For the nurse practitioners in restrictive states that require collaborative physicians, it is important to understand how you are going to compensate your physician collaborator. How much you should compensate them is discussed here. What we are going to discuss in this article are the two models of compensation.

  1. Fixed rate.
  2. Production.

There are advantages and disadvantages of each compensation model. The biggest thing to consider is how much money you have and what your risk tolerance is.

If you have a substantial amount of cash when starting a business, go with a fixed rate. If you are strapped on cash and worried about compensating your physician collaborator, then a production model might be more suitable for you.

Fixed Rate Model:

The fixed rate is just that, you are paying your physician overlord a set amount of money every month. This could be $500 to multiple thousands depending on where you live and what service you are providing.

This is the option for the nurse practitioner entrepreneur who has a little money set aside for this expense. If you are starting a business and have $3,000 extra to pay the physician for 3 months until revenue starts building up, then go with a fixed rate model.

This will be a fixed expense that is predictable every month. It doesn’t matter how much money you are making; you will always pay the physician this amount of money. This is the advantage of the fixed rate.
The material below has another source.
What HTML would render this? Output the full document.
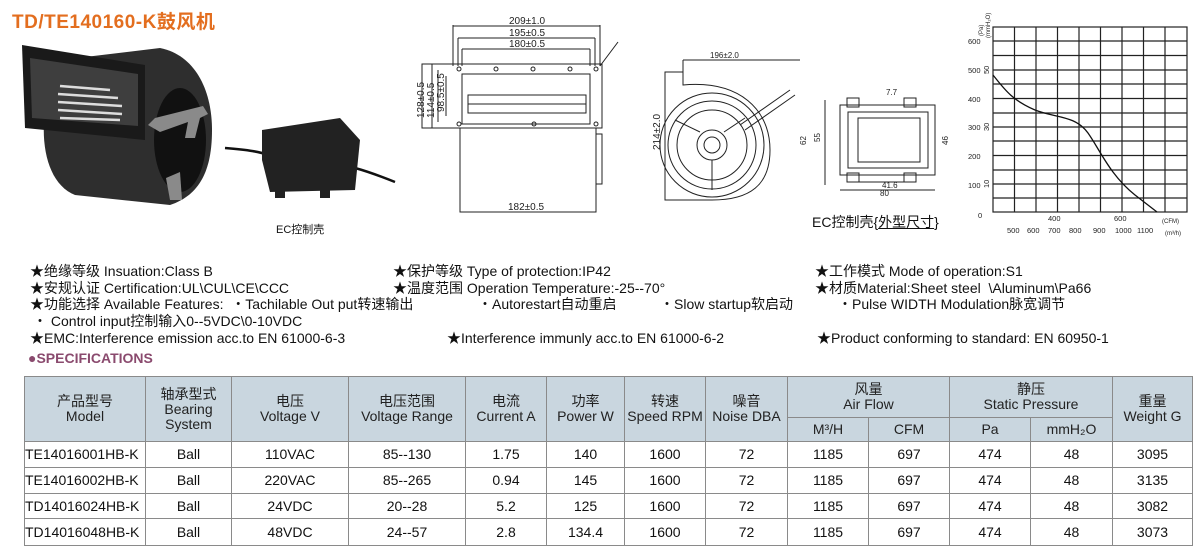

The biggest downside is the fixed expense though. What if your practice is not doing well? That is a real possibility and one you should consider. If you are not bringing in enough revenue monthly to cover all your expenses, including the physicians fee, then you are going to be running into financial troubles early.

Basically, if you have the money, then go with a fixed rate. If you are operating with very thin margins, then consider the production model.

Production Model:

The production model pays the physician a percentage of collections. This will be a variable expense and will depend on how well your practice is doing. If you make zero dollars, then the physician makes zero dollars. On the other hand, if you make $20,000 one month, then the physician is going to get a cut of that… for doing nothing most the time.
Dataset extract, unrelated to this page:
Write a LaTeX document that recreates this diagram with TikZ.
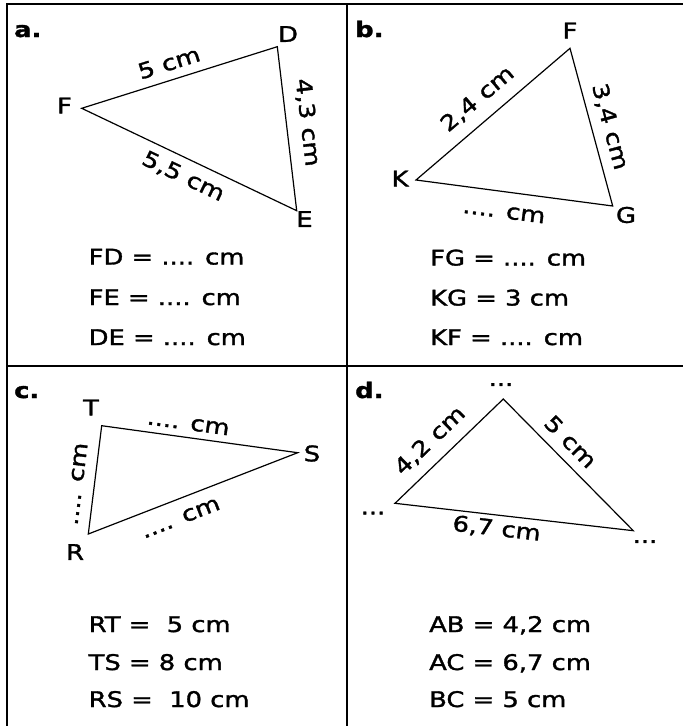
\documentclass[tikz,border=0pt]{standalone}
\usepackage{fontspec}
\setmainfont{DejaVu Sans}[FakeStretch=1.2, FakeBold=1.5]
\begin{document}
\begin{tikzpicture}[x=1pt,y=-1pt]
\useasboundingbox (0,0) rectangle (683,726);
\tikzset{
  txt/.style={inner sep=0pt, font=\fontsize{21.5}{25}\selectfont},
  panel/.style={inner sep=0pt, font=\fontsize{21.5}{25}\selectfont\bfseries, anchor=base west},
  eq/.style={txt, anchor=base west},
  tri/.style={line width=1.2pt, line join=miter},
  gridline/.style={line width=2pt, line join=miter}
}
% table lines
\draw[gridline] (7,740) -- (7,4.3) -- (700,4.3);
\draw[gridline] (347,4.3) -- (347,740);
\draw[gridline] (7,366) -- (700,366);

% ---------- panel a ----------
\node[panel] (pa) at (14,37) {a.};
\coordinate (aF) at (81.7,108.3);
\coordinate (aD) at (277.3,46.7);
\coordinate (aE) at (296.7,210.7);
\draw[tri] (aF) -- (aD) -- (aE) -- cycle;
\node[txt] (aDl) at (288,34) {D};
\node[txt] (aFl) at (64.5,105.5) {F};
\node[txt] (aEl) at (304.5,219) {E};
\node[txt, rotate=17.5] (aFD) at (169,62.7) {5 cm};
\node[txt, rotate=-83.3] (aDE) at (307.5,122.5) {4,3 cm};
\node[txt, rotate=-25.5] (aFE) at (183.3,176.7) {5,5 cm};
\node[eq] (aq1) at (88.5,264.5) {FD = .... cm};
\node[eq] (aq2) at (88.5,305) {FE = .... cm};
\node[eq] (aq3) at (88.5,345) {DE = .... cm};

% ---------- panel b ----------
\node[panel] (pb) at (355,37) {b.};
\coordinate (bF) at (570,48.3);
\coordinate (bK) at (416,180);
\coordinate (bG) at (612.7,206);
\draw[tri] (bK) -- (bF) -- (bG) -- cycle;
\node[txt] (bFl) at (570,30.5) {F};
\node[txt] (bKl) at (400,178.5) {K};
\node[txt] (bGl) at (626,215) {G};
\node[txt, rotate=40.5] (bKF) at (477.5,99) {2,4 cm};
\node[txt, rotate=-74.85] (bFG) at (610,126.7) {3,4 cm};
\node[txt, rotate=-7.5] (bKG) at (504,212.3) {.... cm};
\node[eq] (bq1) at (430,265.5) {FG = .... cm};
\node[eq] (bq2) at (430,305.5) {KG = 3 cm};
\node[eq] (bq3) at (430,345) {KF = .... cm};

% ---------- panel c ----------
\node[panel] (pc) at (14,398) {c.};
\coordinate (cT) at (101.7,425.7);
\coordinate (cS) at (297.7,452.7);
\coordinate (cR) at (88.3,534);
\draw[tri] (cT) -- (cS) -- (cR) -- cycle;
\node[txt] (cTl) at (91,407.5) {T};
\node[txt] (cSl) at (312,453.5) {S};
\node[txt] (cRl) at (75,552) {R};
\node[txt, rotate=-7.8] (cTS) at (188.3,424) {.... cm};
\node[txt, rotate=82.9] (cRT) at (76.7,484) {.... cm};
\node[txt, rotate=21.2] (cRS) at (180.7,518.3) {.... cm};
\node[eq] (cq1) at (88.5,632) {RT = \ 5 cm};
\node[eq] (cq2) at (88.5,670) {TS = 8 cm};
\node[eq] (cq3) at (88.5,707) {RS = \ 10 cm};

% ---------- panel d ----------
\node[panel] (pd) at (355,398) {d.};
\coordinate (dT) at (503.3,399);
\coordinate (dL) at (395,503.3);
\coordinate (dR) at (633.3,530.7);
\draw[tri] (dL) -- (dT) -- (dR) -- cycle;
\node[txt] (dTl) at (501,384.5) {...};
\node[txt] (dLl) at (373,513) {...};
\node[txt] (dRl) at (645,541.5) {...};
\node[txt, rotate=43.9] (dLT) at (430,440.7) {4,2 cm};
\node[txt, rotate=-45.4] (dTR) at (570.7,441.7) {5 cm};
\node[txt, rotate=-6.6] (dLR) at (496.7,529) {6,7 cm};
\node[eq] (dq1) at (429,632) {AB = 4,2 cm};
\node[eq] (dq2) at (429,670) {AC = 6,7 cm};
\node[eq] (dq3) at (429,707) {BC = 5 cm};
\end{tikzpicture}
\end{document}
I personally would not pay this individual more than 10% of collections, but I have heard of some nurse practitioners paying upwards of 50%, which his total robbery in my opinion. I think 10% is fair, but I would not go higher than 20%. If the physician wants more than that, find another one. There are always thirsty physicians looking for easy money out there.
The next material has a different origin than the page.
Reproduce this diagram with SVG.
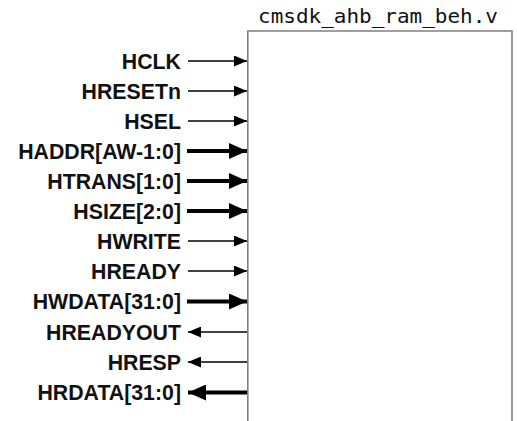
<svg xmlns="http://www.w3.org/2000/svg" width="517" height="421" viewBox="0 0 517 421">
<style>
.lbl{font-family:"Liberation Sans",Arial,sans-serif;font-weight:bold;font-size:21.3px;fill:#111;text-anchor:end}
.title{font-family:"DejaVu Sans Mono","Liberation Mono",monospace;font-size:19px;fill:#111;text-anchor:middle}
.thin{stroke:#000;stroke-width:1.3;fill:none;marker-end:url(#ah)}
.thick{stroke:#000;stroke-width:4.2;fill:none;marker-end:url(#ahb)}
.box{fill:#fff;stroke:#808080;stroke-width:1.6}
</style>
<defs>
<marker id="ah" markerUnits="userSpaceOnUse" viewBox="0 0 13 11" markerWidth="13" markerHeight="11" refX="13" refY="5.5" orient="auto">
<path d="M0,0 L13,5.5 L0,11 z" fill="#000"/>
</marker>
<marker id="ahb" markerUnits="userSpaceOnUse" viewBox="0 0 18 16" markerWidth="18" markerHeight="16" refX="18" refY="8" orient="auto">
<path d="M0,0 L18,8 L0,16 z" fill="#000"/>
</marker>
</defs>
<rect width="517" height="421" fill="#fff"/>
<g id="module">
<path class="box" d="M247.8,425 L247.8,31 L512,31 L512,425"/>
<text class="title" x="378" y="23" textLength="240" lengthAdjust="spacingAndGlyphs">cmsdk_ahb_ram_beh.v</text>
</g>
<g id="labels">
<text class="lbl" x="181" y="68.5">HCLK</text>
<text class="lbl" x="181" y="98.5">HRESETn</text>
<text class="lbl" x="181" y="128.5">HSEL</text>
<text class="lbl" x="181" y="158.5">HADDR[AW-1:0]</text>
<text class="lbl" x="181" y="188.5">HTRANS[1:0]</text>
<text class="lbl" x="181" y="218.5">HSIZE[2:0]</text>
<text class="lbl" x="181" y="248.5">HWRITE</text>
<text class="lbl" x="181" y="278.5">HREADY</text>
<text class="lbl" x="181" y="309">HWDATA[31:0]</text>
<text class="lbl" x="181" y="339.5">HREADYOUT</text>
<text class="lbl" x="181" y="369.5">HRESP</text>
<text class="lbl" x="181" y="400">HRDATA[31:0]</text>
</g>
<g id="connectors">
<line class="thin" x1="188" y1="61" x2="247" y2="61"/>
<line class="thin" x1="188" y1="91" x2="247" y2="91"/>
<line class="thin" x1="188" y1="121" x2="247" y2="121"/>
<line class="thick" x1="187" y1="151" x2="247" y2="151"/>
<line class="thick" x1="187" y1="181" x2="247" y2="181"/>
<line class="thick" x1="187" y1="211" x2="247" y2="211"/>
<line class="thin" x1="188" y1="241" x2="247" y2="241"/>
<line class="thin" x1="188" y1="271" x2="247" y2="271"/>
<line class="thick" x1="187" y1="301.5" x2="247" y2="301.5"/>
<line class="thin" x1="247" y1="332" x2="188" y2="332"/>
<line class="thin" x1="247" y1="362" x2="188" y2="362"/>
<line class="thick" x1="247" y1="392.5" x2="188" y2="392.5"/>
</g>
</svg>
The biggest advantage of a production model is the risk associated with it. This expense will vary on the revenue coming in. So, if you are strapped on cash when starting your side practice, this will significantly reduce your anxiety. You will not have to worry about finding the money to pay your collaborator. The money should be there as long as you are operating a low expense practice. If you have a low risk tolerance and/or have limited startup money, then consider a production model.

The main disadvantage though is the cost. If you operate a niche side practice and follow The Elite Nurse Practitioner Model, chances are high that you will generate a significant profit. You will bust your ass on growing this practice and have to pay a percentage of the money to your physician collaborator. This could become very discouraging after some time. This is why you only have the collaborative agreement active for 1 year at most. Do not sign an agreement for 2-3 years. You will become very mad if your practice succeeds and you are just forking over your money for years. Sign the agreement for no more than 1 year, I cannot stress this enough!

These are the 2 collaborating physician compensation models. I truly feel for my brothers and sisters who practice in restrictive states who have to deal with this nonsense, but it is what it is. The physicians do not want to hand over their power and the easy gravy train. You can fight for independent practice through your states legislature as much as you want, but the fact remains, you must follow these rules for the time being. Go with a fixed rate if you can afford this expense for 3 months. If you have limited funds, then go with a production model and only sign an agreement for 1 year.